The Workers Rights Clinic is a program that engages in litigation and projects that explore the broader social, political, and economic contexts of labor law and workers’ rights.

The Workers’ Rights Clinic (WRC) will be offered for the first time as a pilot in the Fall of 2020. Clinic faculty are in the process of developing an array of options for project work in collaboration with community groups, advocacy groups, and governmental bureaus charged with enforcement of labor rights.

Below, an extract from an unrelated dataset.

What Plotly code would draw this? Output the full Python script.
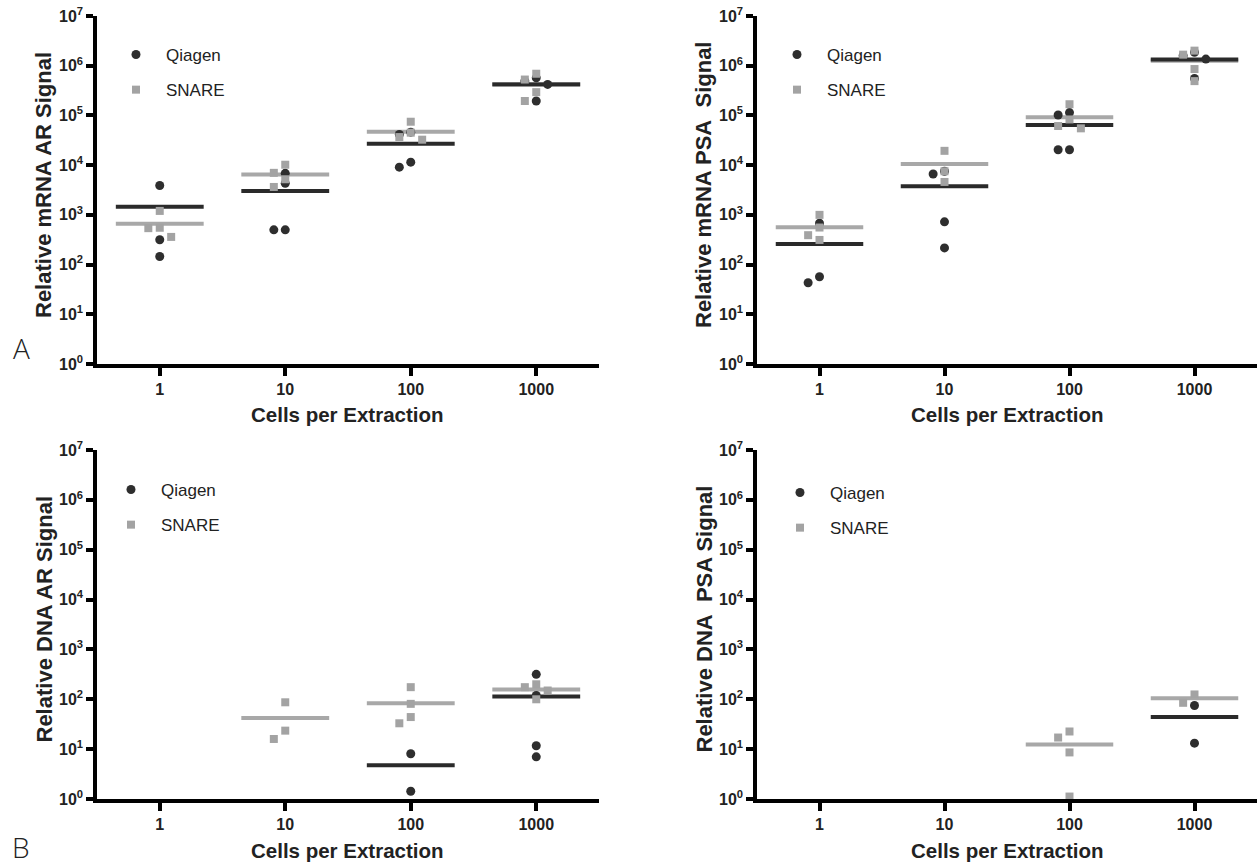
import numpy as np
import plotly.graph_objects as go

# ---------------- data ----------------
categories = ["1", "10", "100", "1000"]
series_names = ["Qiagen", "SNARE"]

mrna_ar_qiagen = [[3900, 315, 145], [6840, 4300, 500, 500],
                  [41500, 46000, 9100, 11500], [571000, 490000, 420000, 195000]]
mrna_ar_snare = [[1200, 540, 550, 360], [10200, 7000, 5200, 3640],
                 [74700, 45000, 36700, 32500], [527000, 690000, 294000, 195000]]

mrna_psa_qiagen = [[680, 57, 43], [7530, 6650, 724, 216],
                   [102000, 114000, 20400, 20400], [1860000, 1360000, 1590000, 555000]]
mrna_psa_snare = [[1000, 556, 390, 313], [19400, 7530, 4590],
                  [168000, 61200, 55000, 83000], [2010000, 1670000, 857000, 490000]]

dna_ar_qiagen = [[], [], [8.1, 1.43], [316, 119, 11.7, 7.0]]
dna_ar_snare = [[], [87, 23.5, 16], [175, 81, 44, 33], [200, 175, 150, 100]]

dna_psa_qiagen = [[], [], [], [75, 13.2]]
dna_psa_snare = [[], [], [22.6, 17.1, 8.6, 1.12], [125, 85]]

y_titles = ["Relative mRNA AR Signal",
            "Relative mRNA PSA\u00a0\u00a0Signal",
            "Relative DNA AR Signal",
            "Relative DNA\u00a0\u00a0PSA Signal"]
x_title = "Cells per Extraction"
decade_exponents = [0, 1, 2, 3, 4, 5, 6, 7]

# ---------------- styling ----------------
W, H = 1257, 865
FONT = "Arial, Liberation Sans, sans-serif"
DARK = "#2e2e2e"
GRAY = "#a3a3a3"
LINE_DARK = "#2a2a2a"
LINE_GRAY = "#a8a8a8"
STEP = 0.091          # horizontal jitter step (category units)
HALF = 0.35           # half width of mean line (category units)


def px(x):
    return x / W


def py(y):
    return 1 - y / H


# pixel layout of the four plotting areas (left, right, top, bottom)
areas = [
    (97, 599, 16, 364),
    (757, 1257, 16, 364),
    (97, 599, 450, 799),
    (757, 1257, 450, 799),
]


def swarm(values, thresh=0.19):
    offs = [0] * len(values)
    placed = []
    order = sorted(range(len(values)), key=lambda i: -values[i])
    for i in order:
        lv = np.log10(values[i])
        for k in [0, -1, 1, -2, 2, -3, 3]:
            if all(not (pk == k and abs(pl - lv) < thresh) for pk, pl in placed):
                placed.append((k, lv))
                offs[i] = k
                break
    return offs


def points(groups):
    xs, ys = [], []
    for ci, vals in enumerate(groups):
        if not vals:
            continue
        for k, v in zip(swarm(vals), vals):
            xs.append(ci + k * STEP)
            ys.append(v)
    return xs, ys


def means(groups):
    xs, ys = [], []
    for ci, vals in enumerate(groups):
        if not vals:
            continue
        m = float(np.mean(vals))
        xs += [ci - HALF, ci + HALF, None]
        ys += [m, m, None]
    return xs, ys


panels = [
    (mrna_ar_qiagen, mrna_ar_snare),
    (mrna_psa_qiagen, mrna_psa_snare),
    (dna_ar_qiagen, dna_ar_snare),
    (dna_psa_qiagen, dna_psa_snare),
]

fig = go.Figure()
layout = dict(
    width=W, height=H,
    margin=dict(l=0, r=0, t=0, b=0, autoexpand=False),
    paper_bgcolor="white", plot_bgcolor="white",
    font=dict(family=FONT, color="black"),
    annotations=[],
)

legend_names = ["legend", "legend2", "legend3", "legend4"]
legend_pos = [(106, 37), (767, 37), (101, 472), (770, 475)]

for p, (qdata, sdata) in enumerate(panels):
    sfx = "" if p == 0 else str(p + 1)
    xa, ya = "x" + sfx, "y" + sfx
    L, R, T, B = areas[p]

    # mean lines
    gx, gy = means(sdata)
    fig.add_trace(go.Scatter(x=gx, y=gy, mode="lines", xaxis=xa, yaxis=ya,
                             line=dict(color=LINE_GRAY, width=4),
                             showlegend=False, hoverinfo="skip"))
    bx, by = means(qdata)
    fig.add_trace(go.Scatter(x=bx, y=by, mode="lines", xaxis=xa, yaxis=ya,
                             line=dict(color=LINE_DARK, width=4),
                             showlegend=False, hoverinfo="skip"))
    # points
    sx, sy = points(sdata)
    qx, qy = points(qdata)
    fig.add_trace(go.Scatter(
        x=qx, y=qy, mode="markers", xaxis=xa, yaxis=ya, cliponaxis=False,
        name=series_names[0], legend=legend_names[p],
        legendgroup=f"q{p}",
        marker=dict(symbol="circle", size=9, color=DARK)))
    fig.add_trace(go.Scatter(
        x=sx, y=sy, mode="markers", xaxis=xa, yaxis=ya, cliponaxis=False,
        name=series_names[1], legend=legend_names[p],
        legendgroup=f"s{p}",
        marker=dict(symbol="square", size=8, color=GRAY)))

    layout["xaxis" + sfx] = dict(
        domain=[px(L), min(px(R), 1.0)], anchor=ya, range=[-0.5, 3.5], automargin=False,
        tickvals=list(range(len(categories))), ticktext=categories,
        showline=True, linecolor="black", linewidth=3.5,
        ticks="outside", ticklen=8, tickwidth=3.5, tickcolor="black",
        showgrid=False, zeroline=False, fixedrange=True, ticklabeloverflow="allow",
        tickfont=dict(family=FONT, size=16, weight="bold", color="#222"))
    layout["yaxis" + sfx] = dict(
        domain=[py(B), py(T)], anchor=xa, type="log", range=[0, 7],
        automargin=False, ticklabeloverflow="allow",
        tickvals=[10 ** e for e in decade_exponents],
        ticktext=[f"10<sup>{e}</sup>" for e in decade_exponents],
        showline=True, linecolor="black", linewidth=3.5,
        ticks="outside", ticklen=7, tickwidth=3.5, tickcolor="black",
        showgrid=False, zeroline=False, fixedrange=True,
        tickfont=dict(family=FONT, size=16, weight="bold", color="#222"))

    # axis titles
    layout["annotations"].append(dict(
        text=x_title, xref="paper", yref="paper",
        x=px((L + R) / 2), y=py(B + 51), xanchor="center", yanchor="middle",
        showarrow=False, font=dict(family=FONT, size=20.5, weight="bold", color="#222")))
    layout["annotations"].append(dict(
        text=y_titles[p], xref="paper", yref="paper", textangle=-90,
        x=px(L - 53), y=py((T + B) / 2 - 5), xanchor="center", yanchor="middle",
        showarrow=False, font=dict(family=FONT, size=22, weight="bold", color="#222")))

    lx, ly = legend_pos[p]
    layout[legend_names[p]] = dict(
        x=px(lx), y=py(ly), xanchor="left", yanchor="top",
        bgcolor="rgba(0,0,0,0)", borderwidth=0, itemwidth=50,
        traceorder="grouped", tracegroupgap=10,
        font=dict(family=FONT, size=17, color="#222"))

# panel letters
for letter, yy in [("A", 348), ("B", 847)]:
    layout["annotations"].append(dict(
        text=letter, xref="paper", yref="paper", x=px(21), y=py(yy),
        xanchor="center", yanchor="middle", showarrow=False,
        font=dict(family="Open Sans, DejaVu Sans, sans-serif", size=28, weight=300, color="#222")))

fig.update_layout(**layout)
# remove the default page margin so the figure fills the browser window exactly
fig.write_html("out.html", config={"displayModeBar": False},
               post_script="document.body.style.margin='0';document.body.style.overflow='hidden';")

Some preliminary ideas for project work include participation in policy reform efforts at the city level or the state level. Other projects might include support for worker and community organizations attempting to expand and protect workers’ rights to organize; public outreach, education and organizing, including the creation of know your rights materials addressed to labor rights and the rights of immigrant workers; undertaking empirical investigations and producing reports that document exploitative labor practices and propose reform measures.

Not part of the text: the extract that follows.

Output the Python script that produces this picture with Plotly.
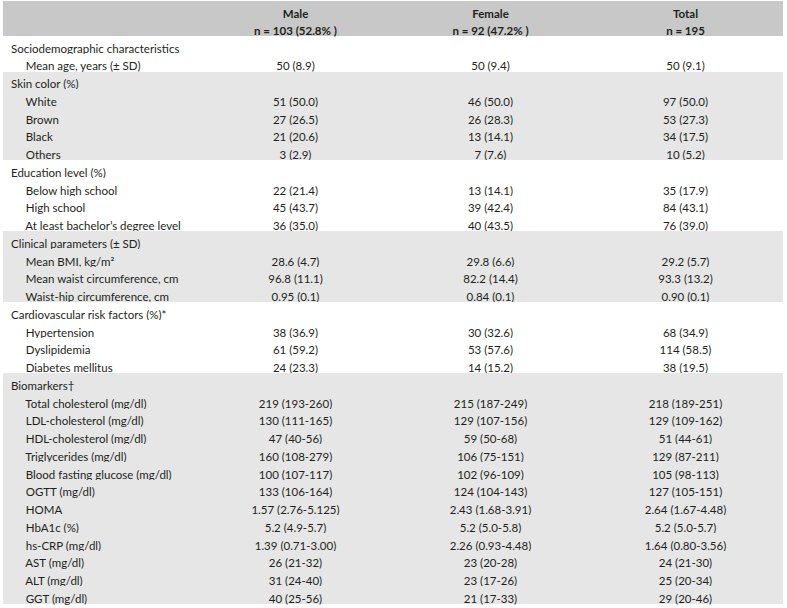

Prior to Fall 2020, the Community Economic Development Clinic housed a “Labor Docket” which took on the two federal wage theft lawsuits that will now be part of WRC’s work.

The WRC is also co-counsel in two wage theft cases pending in the Eastern District of New York.

Plaintiffs in Vazquez v. 142 Knickerbocker Enterprise are former employees of a Brooklyn carwash. The clinic received this case from Make the Road during a citywide organizing effort. Plaintiffs filed suit in 2013, alleging violations of the Fair Labor Standards Act and New York Labor Law, including failure to pay the minimum wage or overtime, tip theft, and retaliation. The district court granted Plaintiffs’ motion for partial summary judgment on two claims, leaving six claims to be resolved at trial a that will be scheduled after the Second Circuit resolves Defendant’s appeal of summary judgment. If the trial takes place sometime during the Fall semester, students may participate in the preparation and presentation.  Co-counsel in this case is Catholic Migration Services (including a CUNY alum who worked on the case as a clinic student).

Plaintiffs in Baniya v. Keshtgar are former employees of a gas station chain.  (A case description is here.) The clinic received this case from Adhikaar, a community organization in Queens, and is co-counsel with the Legal Aid Society and Arnold & Porter. Last year Plaintiffs obtained a $1.9 million confession of judgment from the main defendant. The task now is to collect on the judgment, in part through post-judgment discovery of the defendant’s assets.